There is no market more in need of disruption than the traditional financial industry, and the next generation of FinTech companies appear to have an open field in redefining the new normal. FinTech financing has exploded by 700 percent over the past three years and the market is now worth more than $20 billion, far outstripping projections by analysts.
One of the biggest problems with being so popular is that it is not unusual to see a rush to market by startups that are trying to seize first-mover advantage during a rapid expansion like this. Sometimes important intellectual property protections are neglected in all the excitement. Patent protection, in particular, is one of those quiet but essential concerns that can slip off a company’s radar. The results can have devastating consequences for startups trying to retain market share against instant copycats.
The price of the first-mover advantage
Whenever someone has a great idea, everyone wants a piece of the pie. After PayPal made online payments simple, suddenly there were many competitors with slightly different business models, including Square, Google Wallet, Apple Pay, WePay, Dwolla and Stripe.
Without patent protections, the company that spent the time and development costs in creating new FinTech solutions would always lose out to second-mover advantage. In many cases, that’s what happens because patents weren’t filed or defended adequately.
FinTech is all about the tech, so patents are uniquely powerful over copyright and trademark protections. Patents specifically prevent others from making, using or selling services based on a protected technology. These laws are designed to help you hold onto market share while you reimburse your R&D investment.
The Supreme Court's ruling
However, several legal cases over the past few years have complicated the pursuit of FinTech patents. The Supreme Court ruled in 2014 that a proposed FinTech service delivering online escrow was just an abstract idea not eligible for patent protection.
Alice Corp was a FinTech startup that allowed a third party to reduce settlement risk in financial trading systems. They held four patents, so they brought CLS Bank International to court for using technology that was too similar to theirs. The court ruled against Alice Corp, raising the bar for what can be protected under U.S. patent guidelines.
How to protect fintech ideas
Any company that wants to protect their investments should start by reviewing Kiss Patent’s Ultimate Guide to Patent Success. There are so many changes happening now with FinTech case law, that it would be smart to have a patent expert guide you in making sure you can file effective patent submissions. For a FinTech idea to be eligible for a patent under U.S. case law, it must solve a specific problem in a way that provides a technical advantage and has practical application, rather than simply solving a more general economic principle using a computer.
In the case of FinTech, patent proposals must meet standards such as increase network security for a transaction, greatly enhance computer resource usage, boost reliability in the speed of network traffic or present an innovative interface for financial transactions.
Benefits of patents in fintech
Sesie Bonsi, Bleu’s CEO, is a good example of a FinTech founder who made intellectual property protection a priority in his launch strategy.

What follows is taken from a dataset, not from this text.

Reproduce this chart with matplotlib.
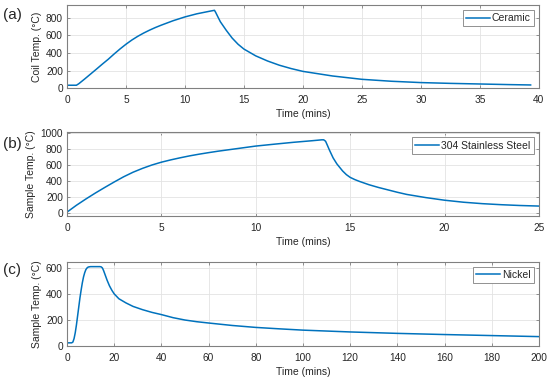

While companies like Bleu have had to meet stricter guidelines for patent protection, they are also seeing greater returns for their work.
Bonsi explained, “You need to have some protectable intellectual property in order to gain market share. It assures investors because it is one of a few assets which can increase in value over time…. A patent has been phenomenal for us and the turning point for a lot of investors.”
Every FinTech success makes it that much easier for investors and entrepreneurs to break into the global market with the next generation of disruptive innovation.